Wellfleet, MA -- Four dolphins stranded from a herd of eight caught swimming during low tide on Thanksgiving on Cape Cod have been rescued.
Rescuers stabilized the common dolphins, carried them out of the mud at Herring River, and placed them into a rescue trailer for health exams. All four were deemed healthy enough to be released back into the ocean.
The International Fund for Animal Welfare said its Marine Mammal Rescue and Research team herded three other dolphins out of danger Thanksgiving day, but one died. The cause of death was unclear.

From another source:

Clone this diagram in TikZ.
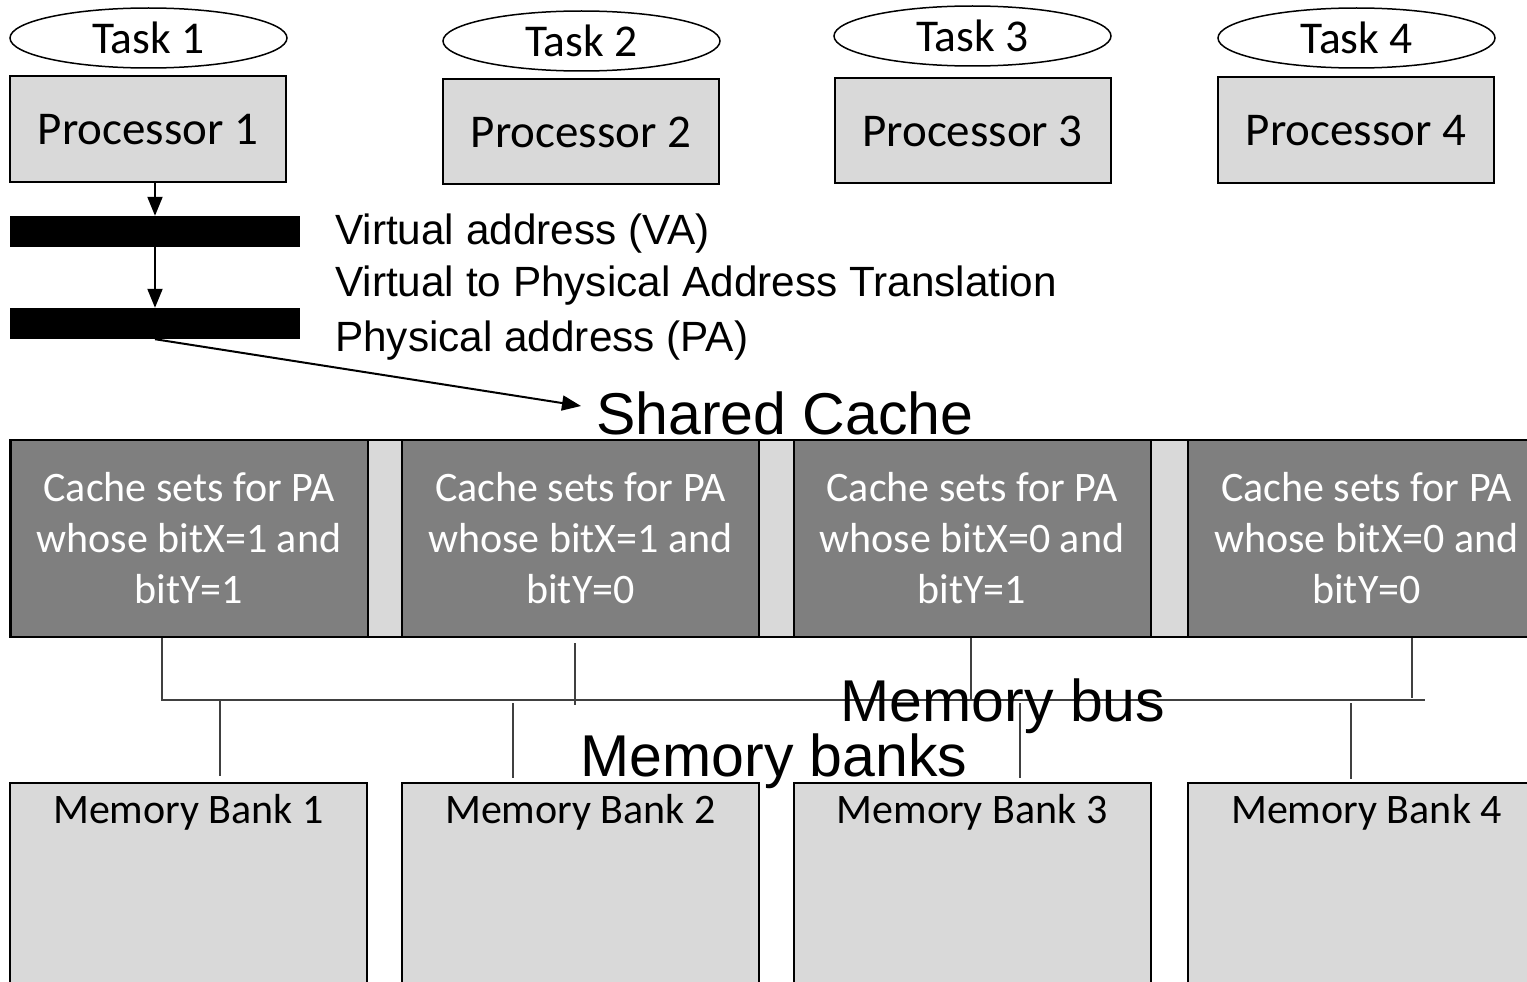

IFAW volunteers and rescuers, as well as AmeriCorps and the National Park Service, released one dolphin bull and three cows from Herring Cove Beach in Provincetown.
There have been 262 dolphin strandings so far this year, more than eight times greater than the average of 38, IFAW spokesman Michael Booth said.
The rise in strandings adds to a total of more than 340 seal, whale, porpoise, and dolphin strandings this year, Booth said.
Researchers are trying to figure out exactly why the number of marine mammals being stranded has increased. Main factors include the area's topography, which includes gently sloping beaches and the hooklike geography of Cape Cod and Wellfleet Bay.
"It’s sort of the worst place for dolphins to be in," Booth said. "So every time we hear a report of dolphins in that area, we know that there’s a good likelihood they’ll wind up stranded."
Tidal fluctuations always add to the number of dolphins and other marine mammals being stranded. The social nature of dolphins keeps them together even if one is sick or disoriented, which leads to more of them being left behind from their herd.